Monday, February 7, 2011

I’m a fuckin nervous wreck, well not really, but I used to be!

I think it all started when I was a kid. Sunday evenings we could go to my Grand Parent’s’ for supper, usually cold plate. I’d only eat a bit of ham and lettuce and fill up on dinner rolls. There was a collapsible stool that my Nan had for many years, green. My brother and I would take turns sitting on it watching TV, my Mother would time us and we’d have to switch up. Anyways it was on these Sunday evenings sitting on that green stool eating the buttered dinner rolls that I would watch the commercials featuring kids and babies over in Africa, dying of starvation, flies crawling over them, stomachs all distended and swollen. I would sit and watch these poor helpless children and cry, cry my little heart out, every fuckin Sunday.

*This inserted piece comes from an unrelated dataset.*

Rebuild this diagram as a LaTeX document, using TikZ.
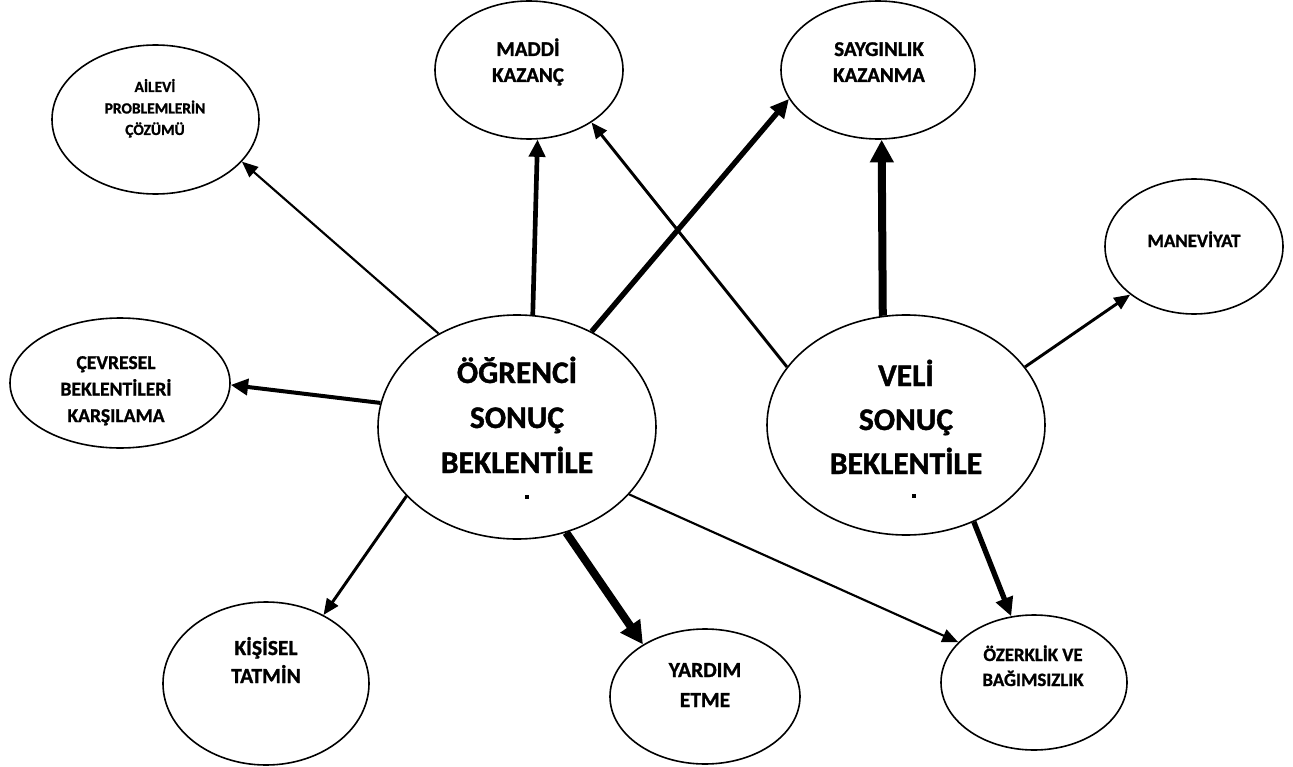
\documentclass[tikz,border=0pt]{standalone}
\usepackage{fontspec}
\setmainfont{Carlito}[BoldFeatures={FakeBold=1.2}]
\usetikzlibrary{arrows.meta,shapes.geometric}
\newcommand\txtlines[3]{{\fontsize{#1}{#2}\selectfont\bfseries\begin{tabular}[t]{@{}c@{}}#3\end{tabular}}}
\begin{document}
\begin{tikzpicture}[x=0.75pt,y=-0.75pt,
  ell/.style 2 args={draw, line width=1.2pt, ellipse, inner sep=0pt, minimum width=#1*0.75pt, minimum height=#2*0.75pt},
  lbl/.style={anchor=base, inner sep=0pt},
  a1/.style={line width=1.6pt, -{Triangle[length=12pt,width=10pt]}},
  a1b/.style={line width=2.2pt, -{Triangle[length=12pt,width=10pt]}},
  a2/.style={line width=3pt, -{Triangle[length=13pt,width=12pt]}},
  a3m/.style={line width=3.5pt, -{Triangle[length=13pt,width=12pt]}},
  a3/.style={line width=4pt, -{Triangle[length=14pt,width=13pt]}},
  a4/.style={line width=6pt, -{Triangle[length=17pt,width=17pt]}}]
\useasboundingbox (0,0) rectangle (1293,767);
% ellipses
\node[ell={207}{149}] (ail) at (155.5,119.5) {};
\node[ell={188}{138}] (mad) at (529,70) {};
\node[ell={194}{138}] (say) at (878,70) {};
\node[ell={178}{135}] (man) at (1194,246.5) {};
\node[ell={220}{130}] (cev) at (120,383) {};
\node[ell={278}{224}] (ogr) at (517,427) {};
\node[ell={278}{220}] (vel) at (906,425) {};
\node[ell={206}{163}] (kis) at (266,683.5) {};
\node[ell={190}{135}] (yar) at (705,696.5) {};
\node[ell={186}{135}] (oze) at (1034,682.5) {};
% texts
\node[lbl] (ail-t) at (155,92) {\txtlines{11.6pt}{16.1pt}{AİLEVİ\\PROBLEMLERİN\\ÇÖZÜMÜ}};
\node[lbl] (mad-t) at (528,56) {\txtlines{15.75pt}{19.5pt}{MADDİ\\KAZANÇ}};
\node[lbl] (say-t) at (879,56) {\txtlines{15.75pt}{19.5pt}{SAYGINLIK\\KAZANMA}};
\node[lbl] (man-t) at (1194,247) {\txtlines{14.1pt}{18pt}{MANEVİYAT}};
\node[lbl] (cev-t) at (116,369) {\txtlines{14.7pt}{19.9pt}{ÇEVRESEL\\BEKLENTİLERİ\\KARŞILAMA}};
\node[lbl] (ogr-t) at (517,383) {\txtlines{23.6pt}{33.75pt}{ÖĞRENCİ\\SONUÇ\\BEKLENTİLE}};
\node[lbl] (vel-t) at (906,386) {\txtlines{23.6pt}{33pt}{VELİ\\SONUÇ\\BEKLENTİLE}};
\node[lbl] (kis-t) at (266,655) {\txtlines{16.1pt}{21pt}{KİŞİSEL\\TATMİN}};
\node[lbl] (yar-t) at (705,677) {\txtlines{16.1pt}{22.5pt}{YARDIM\\ETME}};
\node[lbl] (oze-t) at (1033,661) {\txtlines{14.1pt}{18.75pt}{ÖZERKLİK VE\\BAĞIMSIZLIK}};
% clipped last letters
\fill ([shift={(8,68)}]ogr.center) rectangle ++(4,4);
\fill ([shift={(6,69)}]vel.center) rectangle ++(4,4);
% connectors
\draw[a1] (ogr.130.2) -- (ail.-26.9);
\draw[a3m] (ogr.82.4) -- (mad.-83.6);
\draw[a3] (ogr.52.3) -- (say.198.4);
\draw[a1b] (vel.154.2) -- (mad.-40.7);
\draw[a4] (vel.102.8) -- (say.-87.5);
\draw[a1b] (vel.26.2) -- (man.217);
\draw[a2] (ogr.170.9) -- (cev.-1);
\draw[a1b] (ogr.212.3) -- (kis.50.6);
\draw[a4] (ogr.-65.6) -- (yar.140.9);
\draw[a1] (ogr.-31.9) -- (oze.152.8);
\draw[a3] (vel.-55.4) -- (oze.109.8);
\end{tikzpicture}
\end{document}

I remember opening cupboards in my Nan’s house and finding leftovers stored in bottom shelf, the distinct smell of jigs dinner permeating from the space below. I remember the metal plate with porcelain finish that the fresh beef was on wrapped in tin foil. You see my Grand Parents were farmers, they raised cattle as well, they once sold milk locally too. The excitement of a brand new baby calf was always something of a treat to go see. I remember the cold of the night and the breath of the cows in the barn and how the sawdust was stuck to the new born. I remember how small its nose was compared to the rest of the cows and in particular how blue it was. I loved that cow as soon as I had seen it. I wondered how it’s Mom was going to be able to take care of it.

I remember riding to my Nan’s one day to get a glass of tang before riding on home that from my Cousin Colleen’s. I poured the glass after Nan took it from the cupboard and she sat down on the chair and faced me. Her voice cracked as she spoke, she said “You mustn’t be a bad boy”, She started to cry right there in front of me, it was the first time I had ever seen my Nan cry, “You have to be good to your mother, your Father is away and she needs your help”. It hit me that my Mom has a Mom and that my Mom expresses her anxieties, doubts, disappointments and hurt to the woman I call Nan. I didn’t know where this was coming from but I was sure that from now on I wasn’t only disappointing my Mother, but I was also hurting my Grandmother. I realized that day, on my slow and confusing ride back to Delaney’s Road that my actions not only affect those directly involved, but as well those around me and my loved ones. I felt a great responsibility that day; Only I didn’t know what responsibility meant at that point. I was responsible for my actions and how they affect others and sometimes the consequences of those actions are far more reaching than I could have ever imagined.